Hertfordshire County Council is stockpiling fuel for the county's fire service, amid fears the UK's withdrawal from the EU could result in a fuel shortage.

Monday, 28th October 2019, 12:24 pm

Usually fire appliances are filled with fuel from a small number of petrol bunkers around the county, or by using fuel cards at local petrol stations.

But now fire fighters have been told NOT to use fuel from the bunkers, to ensure they can use the supply if there is a national fuel shortage after Brexit.

Fuel shortages are one of the key post-Brexit risks that the county council is already preparing for.

And it's estimated that the 'bunkered' fuel would keep the emergency vehicles running for an additional three months after routine supplies had dried up.

On Thursday (October 24) 'bunkered fuel' was one of the precautions that were highlighted to members of the county council's resources and performance cabinet panel, in the run-up to Brexit.

Among the catalogue of risks highlighted to councillors was the potential for widespread traffic disruption in the south east that could result in significant congestion at key locations in Hertfordshire, like the M25 and lorry parks.

And that congestion, in turn, it is said, could itself impact on the delivery of fuel - with further shortages impacted by panic-buying.

There could, it is said, be a reduction in the range of foods available, like fresh produce, or increases in food prices.

And the reduction on flow of goods between the UK and the EU could, it is said, impact on supply chains in Hertfordshire for up to six months

Although the NHS has stockpiled medicine and medical supplies for up to six months, the council's report says that if border disruption continued there could then be shortages.

And if the supply of chemicals to treat UK water is disrupted, there could be disruption to supplies - but this risk is said to be low.

As well as supplies, there are a number of risks to Hertfordshire associated with EU nationals leaving the UK, and with UK nationals returning.

Should EU nationals leave that, the report warns, could impact on the county's care sector - leading to even more care worker vacancies.
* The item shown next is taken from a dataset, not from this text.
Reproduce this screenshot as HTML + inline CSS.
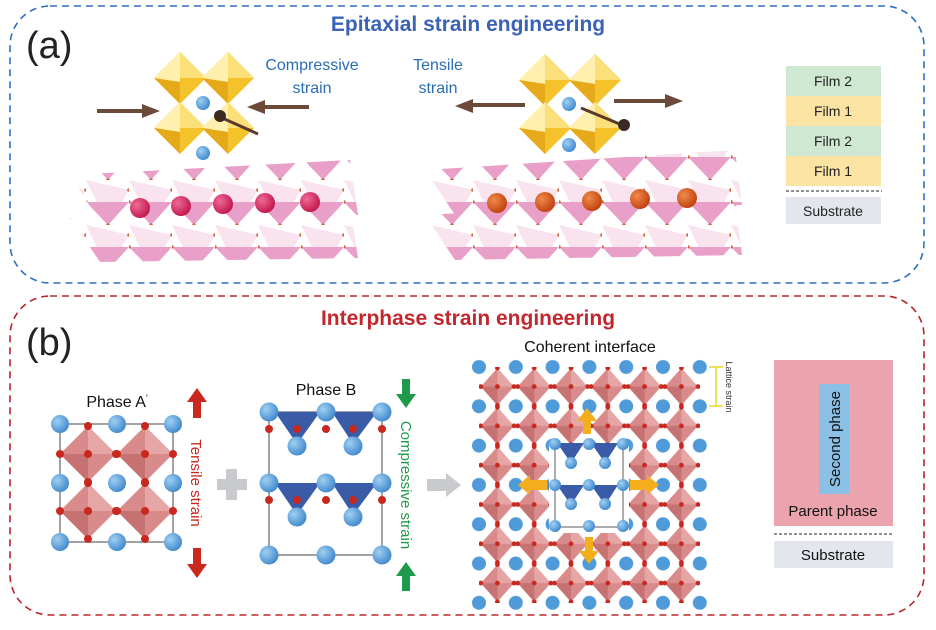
<!DOCTYPE html>
<html><head><meta charset="utf-8"><style>
body{margin:0;background:#fff;}
svg{display:block;font-family:"Liberation Sans",sans-serif;}
</style></head><body>
<svg width="936" height="630" viewBox="0 0 936 630" xmlns="http://www.w3.org/2000/svg">
<defs>
<pattern id="tri" x="0" y="0" width="43" height="45" patternUnits="userSpaceOnUse">
<polygon points="0,0 43,10 22,45" fill="#f8e3ee"/>
<polygon points="0,22 43,22 22,45" fill="#e8a0c8"/>
<circle cx="0" cy="22" r="1.8" fill="#d8643a"/><circle cx="22" cy="45" r="1.8" fill="#d8643a"/><circle cx="43" cy="10" r="1.8" fill="#d8643a"/>
</pattern>
<pattern id="lat" x="479" y="367" width="36.8" height="39.3" patternUnits="userSpaceOnUse">
<polygon points="18.4,1 35,19.6 18.4,38.3 1.8,19.6" fill="#d98a8a"/>
<polygon points="18.4,1 35,19.6 18.4,19.6" fill="#e6a6a6"/>
<polygon points="1.8,19.6 18.4,38.3 18.4,19.6" fill="#c77272"/>
<circle cx="18.4" cy="1" r="2.4" fill="#c8281e"/><circle cx="18.4" cy="38.3" r="2.4" fill="#c8281e"/>
<circle cx="1.8" cy="19.6" r="2.4" fill="#c8281e"/><circle cx="35" cy="19.6" r="2.4" fill="#c8281e"/>
<circle cx="18.4" cy="19.6" r="2.4" fill="#c8281e"/>
</pattern>
<pattern id="sph" x="460.6" y="347.35" width="36.8" height="39.3" patternUnits="userSpaceOnUse">
<circle cx="18.4" cy="19.65" r="7" fill="#4f9ad8"/>
</pattern>
<radialGradient id="bs" cx="0.35" cy="0.35" r="0.7"><stop offset="0" stop-color="#9fd0f2"/><stop offset="1" stop-color="#3f88cc"/></radialGradient>
<radialGradient id="mg" cx="0.35" cy="0.35" r="0.7"><stop offset="0" stop-color="#ef6a95"/><stop offset="1" stop-color="#c0164c"/></radialGradient>
<radialGradient id="og" cx="0.35" cy="0.35" r="0.7"><stop offset="0" stop-color="#f08a4a"/><stop offset="1" stop-color="#c0400e"/></radialGradient>
<g id="oct"><polygon points="0,-26 26,0 0,26 -26,0" fill="#f4c22a"/><polygon points="0,-26 26,0 0,0" fill="#fbe07a"/><polygon points="0,-26 -26,0 0,4" fill="#fff0b0"/><polygon points="-26,0 0,26 0,4" fill="#e6a91a"/></g>
<g id="poct"><polygon points="0,-28 28,0 0,28 -28,0" fill="#d98a8a"/><polygon points="0,-28 28,0 0,0" fill="#e6a6a6"/><polygon points="-28,0 0,28 0,0" fill="#c77272"/>
<circle cx="0" cy="-28" r="4" fill="#c8281e"/><circle cx="0" cy="28" r="4" fill="#c8281e"/><circle cx="-28" cy="0" r="4" fill="#c8281e"/><circle cx="28" cy="0" r="4" fill="#c8281e"/><circle r="4" fill="#c8281e"/></g>
</defs>

<!-- Panel a -->
<rect x="10" y="6" width="914" height="277" rx="40" fill="none" stroke="#2f6fc0" stroke-width="1.6" stroke-dasharray="7,5"/>
<text x="468" y="31" text-anchor="middle" font-size="21" font-weight="bold" fill="#3a62b8">Epitaxial strain engineering</text>
<text x="26" y="58" font-size="38" fill="#222">(a)</text>
<text x="312" y="70" text-anchor="middle" font-size="16" fill="#2a6db5">Compressive</text>
<text x="312" y="93" text-anchor="middle" font-size="16" fill="#2a6db5">strain</text>
<text x="438" y="70" text-anchor="middle" font-size="16" fill="#2a6db5">Tensile</text>
<text x="438" y="93" text-anchor="middle" font-size="16" fill="#2a6db5">strain</text>

<polygon points="70,175 350,160 358,215 100,222" fill="url(#tri)"/>
<polygon points="70,218 350,205 358,258 100,262" fill="url(#tri)"/>
<g fill="url(#mg)"><circle cx="140" cy="208" r="10"/><circle cx="181" cy="206" r="10"/><circle cx="223" cy="204" r="10"/><circle cx="265" cy="203" r="10"/><circle cx="310" cy="202" r="10"/></g>
<use href="#oct" x="180" y="78"/><use href="#oct" x="228" y="78"/><use href="#oct" x="180" y="128"/><use href="#oct" x="228" y="128"/>
<circle cx="203" cy="103" r="7" fill="url(#bs)"/><circle cx="203" cy="153" r="7" fill="url(#bs)"/>
<line x1="220" y1="117" x2="258" y2="134" stroke="#5a3a2a" stroke-width="3"/><circle cx="220" cy="116" r="6" fill="#3a2a22"/>
<line x1="97" y1="111" x2="145" y2="111" stroke="#6b4a3a" stroke-width="4"/><polygon points="160,111 142,104 142,118" fill="#6b4a3a"/>
<line x1="309" y1="107" x2="262" y2="107" stroke="#6b4a3a" stroke-width="4"/><polygon points="247,107 265,100 265,114" fill="#6b4a3a"/>

<polygon points="425,170 735,150 742,205 455,215" fill="url(#tri)"/>
<polygon points="425,215 735,198 742,255 455,260" fill="url(#tri)"/>
<g fill="url(#og)"><circle cx="497" cy="203" r="10"/><circle cx="545" cy="202" r="10"/><circle cx="592" cy="201" r="10"/><circle cx="640" cy="199" r="10"/><circle cx="687" cy="198" r="10"/></g>
<use href="#oct" x="545" y="80"/><use href="#oct" x="595" y="80"/><use href="#oct" x="545" y="128"/><use href="#oct" x="595" y="128"/>
<circle cx="569" cy="104" r="7" fill="url(#bs)"/><circle cx="569" cy="145" r="7" fill="url(#bs)"/>
<line x1="581" y1="108" x2="622" y2="125" stroke="#5a3a2a" stroke-width="3"/><circle cx="624" cy="125" r="6" fill="#3a2a22"/>
<line x1="525" y1="105" x2="470" y2="105" stroke="#6b4a3a" stroke-width="4"/><polygon points="455,106 473,99 473,113" fill="#6b4a3a"/>
<line x1="614" y1="101" x2="668" y2="101" stroke="#6b4a3a" stroke-width="4"/><polygon points="683,101 665,94 665,108" fill="#6b4a3a"/>

<rect x="786" y="66" width="95" height="30" fill="#cfe8d2"/>
<rect x="786" y="96" width="95" height="30" fill="#fbe3a3"/>
<rect x="786" y="126" width="95" height="30" fill="#cfe8d2"/>
<rect x="786" y="156" width="95" height="30" fill="#fbe3a3"/>
<line x1="786" y1="191" x2="882" y2="191" stroke="#222" stroke-width="1" stroke-dasharray="3,2"/>
<rect x="786" y="197" width="95" height="27" fill="#e4e6ee"/>
<g font-size="14" fill="#222" text-anchor="middle"><text x="833" y="86">Film 2</text><text x="833" y="116">Film 1</text><text x="833" y="146">Film 2</text><text x="833" y="176">Film 1</text><text x="833" y="216">Substrate</text></g>

<!-- Panel b -->
<rect x="10" y="296" width="914" height="319" rx="40" fill="none" stroke="#b8262b" stroke-width="1.6" stroke-dasharray="7,5"/>
<text x="468" y="325" text-anchor="middle" font-size="21" font-weight="bold" fill="#c2272e">Interphase strain engineering</text>
<text x="26" y="355" font-size="38" fill="#222">(b)</text>

<text x="117" y="407" text-anchor="middle" font-size="16" fill="#111">Phase A<tspan font-size="9" dy="-6">'</tspan></text>
<rect x="60" y="424" width="113" height="118" fill="none" stroke="#444" stroke-width="1"/>
<use href="#poct" x="88" y="454"/><use href="#poct" x="145" y="454"/><use href="#poct" x="88" y="511"/><use href="#poct" x="145" y="511"/>
<g fill="url(#bs)"><circle cx="60" cy="424" r="9"/><circle cx="117" cy="424" r="9"/><circle cx="173" cy="424" r="9"/><circle cx="60" cy="483" r="9"/><circle cx="117" cy="483" r="9"/><circle cx="173" cy="483" r="9"/><circle cx="60" cy="542" r="9"/><circle cx="117" cy="542" r="9"/><circle cx="173" cy="542" r="9"/></g>
<polygon points="197,388 207,402 201,402 201,418 193,418 193,402 187,402" fill="#c8281e"/>
<polygon points="197,578 207,564 201,564 201,548 193,548 193,564 187,564" fill="#c8281e"/>
<text transform="translate(191,483) rotate(90)" text-anchor="middle" font-size="15" fill="#c8281e">Tensile strain</text>
<rect x="217" y="479" width="30" height="11" fill="#c9cacd"/><rect x="226" y="469" width="11" height="31" fill="#c9cacd"/>

<text x="326" y="395" text-anchor="middle" font-size="16" fill="#111">Phase B</text>
<rect x="269" y="412" width="113" height="143" fill="none" stroke="#444" stroke-width="1"/>
<polygon points="275,412 320,412 297,444" fill="#3a5ca8"/><polygon points="332,412 377,412 353,444" fill="#3a5ca8"/>
<polygon points="275,483 320,483 297,515" fill="#3a5ca8"/><polygon points="332,483 377,483 353,515" fill="#3a5ca8"/>
<g fill="#c8281e"><circle cx="269" cy="429" r="4"/><circle cx="297" cy="429" r="4"/><circle cx="326" cy="429" r="4"/><circle cx="353" cy="429" r="4"/><circle cx="382" cy="429" r="4"/>
<circle cx="269" cy="500" r="4"/><circle cx="297" cy="500" r="4"/><circle cx="326" cy="500" r="4"/><circle cx="353" cy="500" r="4"/><circle cx="382" cy="500" r="4"/></g>
<g fill="url(#bs)"><circle cx="269" cy="412" r="9.5"/><circle cx="326" cy="412" r="9.5"/><circle cx="382" cy="412" r="9.5"/><circle cx="297" cy="446" r="9.5"/><circle cx="353" cy="446" r="9.5"/>
<circle cx="269" cy="483" r="9.5"/><circle cx="326" cy="483" r="9.5"/><circle cx="382" cy="483" r="9.5"/><circle cx="297" cy="517" r="9.5"/><circle cx="353" cy="517" r="9.5"/>
<circle cx="269" cy="555" r="9.5"/><circle cx="326" cy="555" r="9.5"/><circle cx="382" cy="555" r="9.5"/></g>
<polygon points="406,408 416,394 410,394 410,379 402,379 402,394 396,394" fill="#1f9a4a"/>
<polygon points="406,562 416,576 410,576 410,591 402,591 402,576 396,576" fill="#1f9a4a"/>
<text transform="translate(401,485) rotate(90)" text-anchor="middle" font-size="15" fill="#1f9a4a">Compressive strain</text>
<polygon points="427,479 446,479 446,473 461,485 446,497 446,491 427,491" fill="#c9cacd"/>

<text x="590" y="352" text-anchor="middle" font-size="16" fill="#111">Coherent interface</text>
<rect x="479" y="367" width="221" height="236" fill="url(#lat)"/>
<rect x="460.6" y="347.35" width="257.6" height="275.1" fill="url(#sph)"/>
<rect x="549" y="443" width="80" height="90" fill="#fff"/>
<rect x="555" y="444" width="68" height="83" fill="none" stroke="#333" stroke-width="0.8"/>
<polygon points="557,443 584,443 571,463" fill="#3a5ca8"/><polygon points="591,443 618,443 605,463" fill="#3a5ca8"/>
<polygon points="557,485 584,485 571,505" fill="#3a5ca8"/><polygon points="591,485 618,485 605,505" fill="#3a5ca8"/>
<g fill="url(#bs)"><circle cx="555" cy="444" r="6"/><circle cx="589" cy="444" r="6"/><circle cx="623" cy="444" r="6"/><circle cx="571" cy="463" r="6"/><circle cx="605" cy="463" r="6"/>
<circle cx="555" cy="485" r="6"/><circle cx="589" cy="485" r="6"/><circle cx="623" cy="485" r="6"/><circle cx="571" cy="504" r="6"/><circle cx="605" cy="504" r="6"/>
<circle cx="555" cy="526" r="6"/><circle cx="589" cy="526" r="6"/><circle cx="623" cy="526" r="6"/></g>
<g fill="#f4ae1c">
<polygon points="587,408 597,421 591,421 591,434 583,434 583,421 577,421"/>
<polygon points="589,564 599,551 593,551 593,537 585,537 585,551 579,551"/>
<polygon points="518,485 530,475 530,480 547,480 547,490 530,490 530,495"/>
<polygon points="659,485 647,475 647,480 630,480 630,490 647,490 647,495"/>
</g>
<g stroke="#e8d82a" stroke-width="1.5"><line x1="716" y1="367" x2="716" y2="406"/><line x1="709" y1="367" x2="723" y2="367"/><line x1="709" y1="406" x2="723" y2="406"/></g>
<text transform="translate(726,387) rotate(90)" text-anchor="middle" font-size="9" fill="#333">Lattice strain</text>

<rect x="774" y="360" width="119" height="166" fill="#eba3ae"/>
<rect x="819" y="384" width="30" height="110" fill="#8ac0e6"/>
<text transform="translate(840,439) rotate(-90)" text-anchor="middle" font-size="15" fill="#111">Second phase</text>
<text x="833" y="516" text-anchor="middle" font-size="15" fill="#111">Parent phase</text>
<line x1="774" y1="534" x2="894" y2="534" stroke="#222" stroke-width="1" stroke-dasharray="3,2"/>
<rect x="774" y="541" width="119" height="27" fill="#e4e6ee"/>
<text x="833" y="560" text-anchor="middle" font-size="15" fill="#111">Substrate</text>
</svg>
</body></html>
And there could also be further shortages of engineers, nurses and planners.

Meanwhile UK nationals who have been living in Europe, t is suggested, may return to Hertfordshire. And they may require the support of health and social social care services.

There are also concerns that Brexit or the knock-on effects of Brexit - such as traffic congestion or fuel shortages - could lead to a rise in public order, which would have an impact on police resources.

In the case of 'no deal' it is believed the number of unaccompanied asylum seeking children in Hertfordshire would increase, who would need the support of the authority.

And it was reported to the cabinet panel there are also risks for the council related to contracts with EU-based companies for services such as waste recycling, as well as uncertainty around exchange rates, VAT rules and rising costs.

Presenting the report the county council's assistant director for strategic prevention and regulatory services Guy Pratt said the risks were higher if the UK left the EU with 'no deal'.

But, either way, the report makes it clear that Brexit is expected to have a significant financial impact to the county council.

The report states: "The financial implications of Brexit, whether in the event of a withdrawal agreement being reached or a no-deal scenario, is considered a significant risk facing the council."

The county council, it was reported, started preparations for a 'no deal' Brexit at the end of last year. And now the Brexit Incident Management Team is meeting daily.

But some questions from councillors suggested the plans included a lot of 'monitoring' - and questioned whether further actions should have been included.

Liberal Democrat Paul Zukowskyj said the best way to mitigate risk is to plan for that risk - but he said a number of responses suggested "close monitoring". And he suggested this was not the best way to deal with it.